> **Prompt**
Exact reproduction of the data is required, with images excluded.
begin
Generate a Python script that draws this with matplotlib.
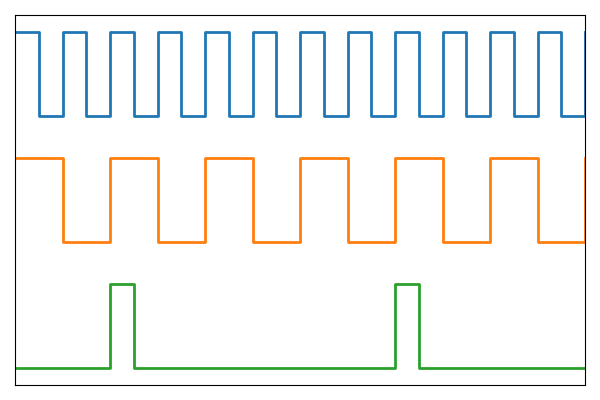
import numpy as np
import matplotlib.pyplot as plt

# sample index (clock ticks)
t = list(range(25))

# clock, clock/2 and a pulse every 12 ticks, stacked with offsets
clk = [4, 3, 4, 3, 4, 3, 4, 3, 4, 3, 4, 3, 4, 3, 4, 3, 4, 3, 4, 3, 4, 3, 4, 3, 4]
div2 = [2.5, 2.5, 1.5, 1.5, 2.5, 2.5, 1.5, 1.5, 2.5, 2.5, 1.5, 1.5, 2.5,
        2.5, 1.5, 1.5, 2.5, 2.5, 1.5, 1.5, 2.5, 2.5, 1.5, 1.5, 2.5]
pulse = [0, 0, 0, 0, 1, 0, 0, 0, 0, 0, 0, 0, 0,
         0, 0, 0, 1, 0, 0, 0, 0, 0, 0, 0, 0]


def main():
    fig = plt.figure(figsize=(6, 4), dpi=100)
    ax = fig.add_axes([0.025, 0.0375, 0.95, 0.925])

    for sinal in (clk, div2, pulse):
        ax.step(t, sinal, where='post', linewidth=2)

    ax.set_xlim(t[0], t[-1])
    ax.set_ylim(-0.2, 4.2)
    ax.set_xticks([])
    ax.set_yticks([])

    fig.savefig('out.png', dpi=100)


if __name__ == "__main__":
    main()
end
> **Output below**
Generate a Python script that draws this with matplotlib.
import numpy as np
import matplotlib.pyplot as plt

# sample index (clock ticks)
t = list(range(25))

# clock, clock/2 and a pulse every 12 ticks, stacked with offsets
clk = [4, 3, 4, 3, 4, 3, 4, 3, 4, 3, 4, 3, 4, 3, 4, 3, 4, 3, 4, 3, 4, 3, 4, 3, 4]
div2 = [2.5, 2.5, 1.5, 1.5, 2.5, 2.5, 1.5, 1.5, 2.5, 2.5, 1.5, 1.5, 2.5,
        2.5, 1.5, 1.5, 2.5, 2.5, 1.5, 1.5, 2.5, 2.5, 1.5, 1.5, 2.5]
pulse = [0, 0, 0, 0, 1, 0, 0, 0, 0, 0, 0, 0, 0,
         0, 0, 0, 1, 0, 0, 0, 0, 0, 0, 0, 0]


def main():
    fig = plt.figure(figsize=(6, 4), dpi=100)
    ax = fig.add_axes([0.025, 0.0375, 0.95, 0.925])

    for sinal in (clk, div2, pulse):
        ax.step(t, sinal, where='post', linewidth=2)

    ax.set_xlim(t[0], t[-1])
    ax.set_ylim(-0.2, 4.2)
    ax.set_xticks([])
    ax.set_yticks([])

    fig.savefig('out.png', dpi=100)


if __name__ == "__main__":
    main()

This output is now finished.